Solopos.com, SOLO — Kemiskinan menjadi masalah utama di Indonesia. Pendistribusian bantuan kemiskinan yang tidak merata atau salah sasaran, menuntut kita untuk mengkaji ulang uji data kemiskinan masyarakat.

Promosi Moncernya Industri Gaming, Indonesia Juara Asia dan Libas Kejuaraan Dunia

Karut-marut data kemiskinan masih menjadi persoalan yang terus dihadapi pemerintah. Jaminan sosial di Indonesia rata-rata menggunakan skema berdasarkan status kemiskinan.

Karut-marut data ini berimplikasi kepada pembuatan dan pengelolaan data penerima bantuan. Kasus di Kota Solo tampak dari diseminasi Pusat Telaah dan Informasi Regional (Pattiro) Solo pada Jumat (27/2/2015).

Diseminasi itu menemukan fakta, data kacau dalam kepesertaan kartu jenis gold pada program Pemeliharaan Kesehatan Masyarakat Surakarta (PKMS) dan Penerima Bantuan Iuran (PBI) BPJS adalah cerminan ketidakefektifan pengelolaan data kemiskinan di negeri ini.

Salah sasaran masih menjadi isu langganan dalam pendistribusian jaminan sosial berbasis data kemiskinan. Oleh karena itu, dibutuhkan uji publik data kemiskinan sebagai sebuah alternatif kebijakan untuk memperkecil margin eror. Namun, kendala pendataan di Surakarta masih minim partisipasi kehadiran warga dalam forum-forum akuntabilitas sosial data kemiskinan.
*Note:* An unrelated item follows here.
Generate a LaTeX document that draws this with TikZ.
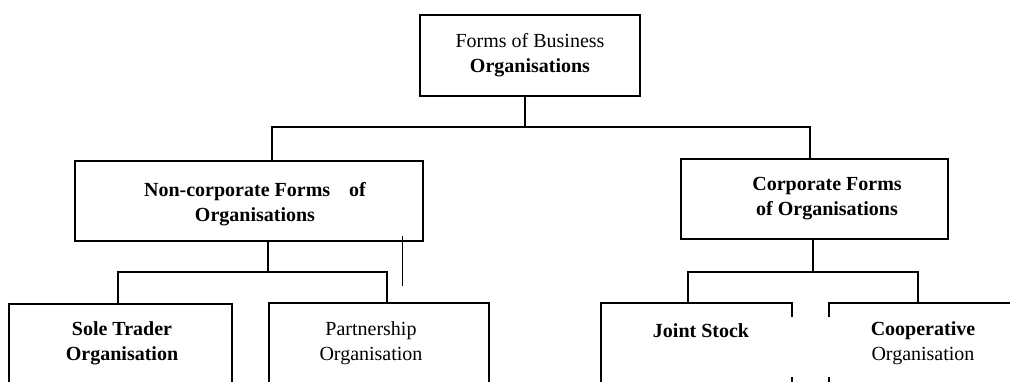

Selama ini, data statistik sektoral kemiskinan masih tumpang tindih antar instansi penanggulangan yang sebetulnya memiliki program beririsan. Beragam versi data kemiskinan yang muncul menjadikan berbagai intervensi program jaminan sosial belum optimal. Data kemiskinan yang valid menjadi titik awal keberhasilan pemenuhan hak dasar warga miskin. Mempertanyakan sejauh mana efektivitas mekanisme akuntabilitas sosial dalam validitas data penting untuk dikaji.

Permasalahan di lapangan pada saat pendataan antara lain; lemahnya peran serta masyarakat dalam setiap proses pendataan, tumpang tindih data nasional dan daerah, serta ego sektoral antar instansi dalam melakukan statistik sektoral menimbulkan selisih data kemiskinan. Belum optimalnya verifikasi data yang dilakukan petugas juga menjadi faktor penghambat efektivitas program-program pro poor.
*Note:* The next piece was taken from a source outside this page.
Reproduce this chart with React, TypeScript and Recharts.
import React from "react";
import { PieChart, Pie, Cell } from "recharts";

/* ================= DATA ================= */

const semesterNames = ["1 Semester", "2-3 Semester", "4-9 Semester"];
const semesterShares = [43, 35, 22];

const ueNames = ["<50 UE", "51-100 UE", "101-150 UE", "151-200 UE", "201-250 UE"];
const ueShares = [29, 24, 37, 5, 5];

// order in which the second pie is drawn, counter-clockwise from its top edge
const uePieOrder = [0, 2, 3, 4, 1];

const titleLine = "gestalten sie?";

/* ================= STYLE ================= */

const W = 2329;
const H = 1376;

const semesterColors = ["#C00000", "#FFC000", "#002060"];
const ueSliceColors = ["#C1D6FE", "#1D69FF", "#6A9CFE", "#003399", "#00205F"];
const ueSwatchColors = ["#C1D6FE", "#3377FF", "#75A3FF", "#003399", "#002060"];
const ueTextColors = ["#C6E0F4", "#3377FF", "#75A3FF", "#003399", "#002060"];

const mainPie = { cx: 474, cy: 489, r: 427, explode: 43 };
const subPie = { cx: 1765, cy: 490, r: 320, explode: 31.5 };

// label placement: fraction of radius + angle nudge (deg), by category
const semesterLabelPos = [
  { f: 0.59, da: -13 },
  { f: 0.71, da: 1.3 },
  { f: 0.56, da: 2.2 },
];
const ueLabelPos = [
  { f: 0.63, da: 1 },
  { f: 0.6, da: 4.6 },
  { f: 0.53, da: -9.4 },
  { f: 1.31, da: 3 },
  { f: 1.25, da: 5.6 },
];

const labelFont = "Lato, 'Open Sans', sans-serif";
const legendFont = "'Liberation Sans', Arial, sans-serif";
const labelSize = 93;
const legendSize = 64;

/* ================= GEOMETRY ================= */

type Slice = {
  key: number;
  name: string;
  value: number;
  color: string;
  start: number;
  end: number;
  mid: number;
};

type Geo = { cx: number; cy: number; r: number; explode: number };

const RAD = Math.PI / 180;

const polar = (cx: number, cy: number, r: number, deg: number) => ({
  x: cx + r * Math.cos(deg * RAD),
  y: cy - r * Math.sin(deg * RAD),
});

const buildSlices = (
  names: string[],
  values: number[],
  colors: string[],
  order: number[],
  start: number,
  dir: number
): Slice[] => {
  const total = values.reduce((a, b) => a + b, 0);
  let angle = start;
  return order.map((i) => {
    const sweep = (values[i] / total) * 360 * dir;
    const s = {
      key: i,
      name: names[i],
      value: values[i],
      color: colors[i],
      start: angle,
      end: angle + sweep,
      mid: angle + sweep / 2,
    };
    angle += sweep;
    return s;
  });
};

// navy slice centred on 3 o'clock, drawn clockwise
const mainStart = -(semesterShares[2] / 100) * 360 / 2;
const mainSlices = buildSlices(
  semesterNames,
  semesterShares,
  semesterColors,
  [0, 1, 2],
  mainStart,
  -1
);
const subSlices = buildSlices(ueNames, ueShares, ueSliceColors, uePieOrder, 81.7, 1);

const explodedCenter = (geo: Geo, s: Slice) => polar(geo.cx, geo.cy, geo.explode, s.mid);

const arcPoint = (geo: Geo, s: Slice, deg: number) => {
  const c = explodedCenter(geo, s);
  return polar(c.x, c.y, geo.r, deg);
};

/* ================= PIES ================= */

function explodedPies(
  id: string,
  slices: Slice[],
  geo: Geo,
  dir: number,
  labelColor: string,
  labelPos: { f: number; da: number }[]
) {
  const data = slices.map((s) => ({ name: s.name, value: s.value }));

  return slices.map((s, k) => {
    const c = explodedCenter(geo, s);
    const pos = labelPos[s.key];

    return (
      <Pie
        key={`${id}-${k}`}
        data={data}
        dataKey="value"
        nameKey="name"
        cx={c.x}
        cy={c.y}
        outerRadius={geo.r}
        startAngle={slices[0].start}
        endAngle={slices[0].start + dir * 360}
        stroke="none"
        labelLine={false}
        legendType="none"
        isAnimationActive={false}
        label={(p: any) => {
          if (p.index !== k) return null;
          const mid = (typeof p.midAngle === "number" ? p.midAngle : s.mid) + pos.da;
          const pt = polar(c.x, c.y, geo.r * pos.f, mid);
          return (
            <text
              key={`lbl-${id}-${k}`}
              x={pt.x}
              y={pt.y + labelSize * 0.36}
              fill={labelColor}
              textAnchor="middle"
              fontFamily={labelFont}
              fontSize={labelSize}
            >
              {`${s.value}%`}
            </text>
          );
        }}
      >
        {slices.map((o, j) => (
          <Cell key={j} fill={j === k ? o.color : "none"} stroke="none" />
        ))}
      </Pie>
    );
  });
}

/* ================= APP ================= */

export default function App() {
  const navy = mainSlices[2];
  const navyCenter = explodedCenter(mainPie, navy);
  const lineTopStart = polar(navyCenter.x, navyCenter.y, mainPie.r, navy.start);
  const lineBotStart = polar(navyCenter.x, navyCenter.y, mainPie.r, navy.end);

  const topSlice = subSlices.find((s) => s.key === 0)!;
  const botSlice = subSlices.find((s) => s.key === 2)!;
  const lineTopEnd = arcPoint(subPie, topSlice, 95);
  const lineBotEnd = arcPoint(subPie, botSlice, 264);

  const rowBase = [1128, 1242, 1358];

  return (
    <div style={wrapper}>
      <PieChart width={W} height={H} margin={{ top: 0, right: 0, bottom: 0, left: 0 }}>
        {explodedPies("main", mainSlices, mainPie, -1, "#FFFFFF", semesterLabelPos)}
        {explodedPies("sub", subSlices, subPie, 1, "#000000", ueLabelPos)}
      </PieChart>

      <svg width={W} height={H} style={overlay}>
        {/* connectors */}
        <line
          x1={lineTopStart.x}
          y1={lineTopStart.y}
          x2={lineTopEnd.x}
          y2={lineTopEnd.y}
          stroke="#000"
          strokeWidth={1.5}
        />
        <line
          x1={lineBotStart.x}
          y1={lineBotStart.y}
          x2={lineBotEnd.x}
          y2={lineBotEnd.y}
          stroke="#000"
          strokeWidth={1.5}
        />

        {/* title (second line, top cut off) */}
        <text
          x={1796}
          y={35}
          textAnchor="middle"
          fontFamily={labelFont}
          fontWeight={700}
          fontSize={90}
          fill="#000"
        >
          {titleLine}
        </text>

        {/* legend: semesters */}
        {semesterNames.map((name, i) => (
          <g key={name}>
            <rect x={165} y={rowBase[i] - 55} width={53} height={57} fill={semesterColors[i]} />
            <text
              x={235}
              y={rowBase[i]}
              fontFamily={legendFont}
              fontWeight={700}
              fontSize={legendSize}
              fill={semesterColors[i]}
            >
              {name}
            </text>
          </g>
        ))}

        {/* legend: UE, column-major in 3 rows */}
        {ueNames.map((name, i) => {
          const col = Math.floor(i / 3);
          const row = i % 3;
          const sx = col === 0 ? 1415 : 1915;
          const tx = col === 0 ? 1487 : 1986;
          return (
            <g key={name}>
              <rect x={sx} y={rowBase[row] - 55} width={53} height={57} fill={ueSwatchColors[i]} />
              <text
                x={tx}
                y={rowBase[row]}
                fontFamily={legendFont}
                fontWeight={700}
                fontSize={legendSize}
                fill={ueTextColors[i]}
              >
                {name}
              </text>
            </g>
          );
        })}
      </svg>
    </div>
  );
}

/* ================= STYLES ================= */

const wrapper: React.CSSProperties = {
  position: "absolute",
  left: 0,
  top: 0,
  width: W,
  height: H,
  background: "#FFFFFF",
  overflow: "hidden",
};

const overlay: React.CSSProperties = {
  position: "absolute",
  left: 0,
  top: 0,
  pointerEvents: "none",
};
Reformasi dan desentralisasi melahirkan reposisi peran masyarakat dan menguatnya akuntabilitas. Dewasa ini akuntabilitas sosial dapat didesakkan oleh masyarakat ketika pemerintah gagal memenuhi tuntutan rakyat. Akuntabilitas sosial dalam pemutakhiran data kemiskinan mampu meningkatkan efektivitas pendataan kemiskinan.

Akuntabilitas sosial dalam agenda pendataan adalah bagaimana melibatkan warga masyarakat dalam memberikan masukan atas data yang telah disajikan oleh pemerintah. Hal tersebut merupakan kunci penting akuntabilitas sosial dalam penyusunan data kemiskinan.
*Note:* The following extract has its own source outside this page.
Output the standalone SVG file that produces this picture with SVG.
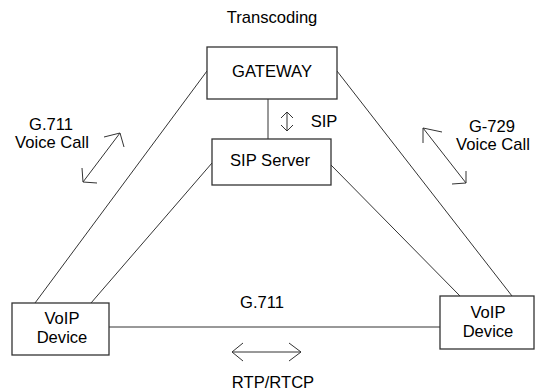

Keterlibatan publik dalam forum akuntabilitas sosial perlu masuk menjadi bagian tahapan validitas data kemiskinan untuk menampung masukan kelompok sasaran. Akuntabilitas sosial menjadi penting dilaksanakan seiring dengan perkembangan proses demokrasi dan reformasi.

Alternatif Kebijakan
Akuntabilitas sosial dalam pendataan kependudukan belum mampu berjalan optimal di Indonesia lantaran masih lemahnya aturan hukum. Pasal 15 dan 16 Undang-Undang No 16 Tahun 1997 Tentang Statistik hanya sebatas memberi wewenang kepada badan statistik untuk mengumumkan dan menyebarluaskan hasil statistik yang diselenggarakannya belum ditindaklanjuti dengan optimalisasi akuntabilitas sosial pada data kemiskinan tersebut. Keterbukaan informasi publik dan akuntabilitas sosial masih minim di lapangan.

Masih kentalnya birokrasi red tape di Indonesia tinggalan budaya Orde Baru membuat reformasi birokrasi belum mencapai tujuan yang dicita-citakan. Selama ini pelayan publik masih bertindak atas dasar prinsip peraturan sehingga bersikap kaku dan minim lahirnya kreativitas dalam pelayanan publik yang berkualitas. Terlalu lamanya proses indoktrinasi kultur birokrasi, mengarahkan aparat birokrasi selalu melihat ke atas, mementingkan kepentingan pucuk pimpinan daripada masyarakat (Agus Dwiyanto, 2006). Faktanya, birokrasi yang belum berorientasi pada kepuasan dan kepercayaan publik membuat akuntabilitas sosial cenderung lemah.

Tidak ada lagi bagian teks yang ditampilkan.